“Cognitive warfare through social media can directly interfere with relevant government decisions and influence the direction of the war.”
Drawing lessons from the war in Ukraine, Chinese military strategists see social media as a highly effective tool in both warfare and politics. The accompanying excerpted article published in the nationalistic-leaning Chinese daily Huanqui Shibao notes that cognitive warfare is playing a historic role in shaping the war, which is the first time combatants have incorporated it into a large-scale physical conflict. The author notes that cognitive warfare tactics such as “deepfakes” and “accelerationism” over social media deliberately manipulated the world’s emotions and collective consciousness to sway public opinion and exacerbate polarization. He notes that social media has elevated the role and effectiveness of cognitive warfare to new heights. It has interfered with government decisions and influenced the direction of the war.
According to the author, cognitive warfare extends beyond propaganda and psychological warfare. It can be carried out in conjunction with both the physical and information domains. It can be used in wartime or peacetime and on a daily basis. It can be waged through public diplomacy, academic exchanges, culture and art, or simply hidden in seemingly innocuous areas such as social media. The author also describes how cognitive warfare has evolved through technological advances. The digital technology available during the 1991 Gulf War allowed round-the-clock, real-time televised coverage of wartime events as they unfolded. This play-by-play coverage had a psychological impact on the entire world, which helped to shape the narrative, but not the outcome, of the war. Three decades later social media is seen as a weapon in the Ukraine conflict.

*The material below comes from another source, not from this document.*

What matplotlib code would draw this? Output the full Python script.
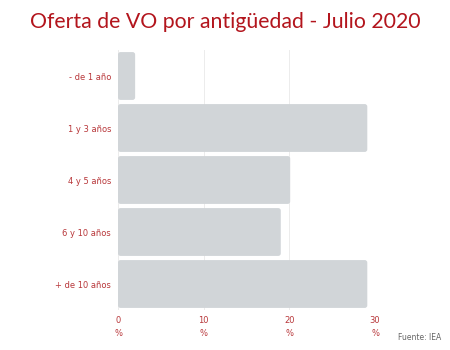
import matplotlib
matplotlib.use("Agg")
import matplotlib.pyplot as plt
from matplotlib.patches import FancyBboxPatch

categories = ["- de 1 año", "1 y 3 años", "4 y 5 años", "6 y 10 años", "+ de 10 años"]
values = [2.0, 29.1, 20.1, 19.0, 29.1]
xticks = [0, 10, 20, 30]
xtick_labels = ["0\n%", "10\n%", "20\n%", "30\n%"]

RED = "#b3151d"
TICK_RED = "#b8373a"
BAR = "#d1d5d8"

fig = plt.figure(figsize=(4.5, 3.5), dpi=100)
ax = fig.add_axes([118 / 450, 1 - 310 / 350, (375 - 118) / 450, (310 - 50) / 350])

ypos = list(range(len(categories)))
bars = ax.barh(ypos, values, height=0.92, color=BAR)

# swap plain rectangles for rounded ones with the same geometry
for b in bars:
    b.set_visible(False)
    r = FancyBboxPatch((b.get_x(), b.get_y()), b.get_width(), b.get_height(),
                       boxstyle="round,pad=0,rounding_size=0.3",
                       mutation_aspect=0.16, facecolor=BAR, edgecolor="none", zorder=2)
    ax.add_patch(r)

ax.set_xlim(0, 30)
ax.set_ylim(len(categories) - 0.5, -0.5)
ax.set_yticks(ypos)
ax.set_yticklabels(categories, fontsize=6, color=TICK_RED)
ax.set_xticks(xticks)
ax.set_xticklabels(xtick_labels, fontsize=6, color=TICK_RED, linespacing=1.6)
ax.tick_params(axis="x", length=0, pad=4)
ax.tick_params(axis="y", length=0, pad=5)
ax.grid(axis="x", color="#ececec", linewidth=0.7, zorder=0)
ax.set_axisbelow(True)
for s in ax.spines.values():
    s.set_visible(False)

fig.text(0.5, 1 - 22 / 350, "Oferta de VO por antigüedad - Julio 2020",
         ha="center", va="center", fontsize=15.3, color=RED, family="Lato")
fig.text(441 / 450, 1 - 338 / 350, "Fuente: IEA", ha="right", va="center",
         fontsize=5.5, color="#666666")

fig.savefig("out.png", dpi=100, facecolor="white")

Sun Jiashan, “俄乌冲突中认知战对我们的启示 (What Cognitive Warfare in the Russia-Ukraine Conflict Teaches Us),” Global Times (daily newspaper known for its nationalistic take on world affairs), 10 March 2022. https://opinion.huanqiu.com/article/477wrRCvjHx.
The role and effectiveness of cognitive warfare based on social media in the Russia-Ukraine war has reached new historical heights since the 1991 Gulf War.
More than 30 years have passed since the 1991 Gulf War, but we still have a clear visual image of it because, for the first time in history, television media had followed it every step. The information technology that allowed round the clock digital broadcasting of modern warfare by the American television media had a great psychological impact on the entire world.
The 1991 Gulf War, despite near-live digital broadcasting of the war, (however), only offered a narrative of the war and had no direct impact on the war itself. The biggest difference between the role and effectiveness of the 1991 Gulf War and the Russia-Ukraine conflict is that the advent of social media has affected the media and directly impacting the war. Whether it was the so-called “Ghost of Kyiv,” in which it was eventually revealed that footage had been taken from an air combat simulation game at the beginning of the conflict… or the spreading of rumors such as the Nuclear leak of the Zaporozhye nuclear plant… “deepfake,” “accelerationism,” and other cognitive warfare tactics, which can impact cognition through social media, are now being applied in large-scale situations over the course of the war.
…cognitive warfare can no longer be simply seen as propaganda warfare and psychological warfare (as it was previously)…. Cognitive warfare through social media can directly interfere with relevant government decisions and influence the direction of the war. This has been a historical wake-up call for us by the Russia-Ukraine conflict.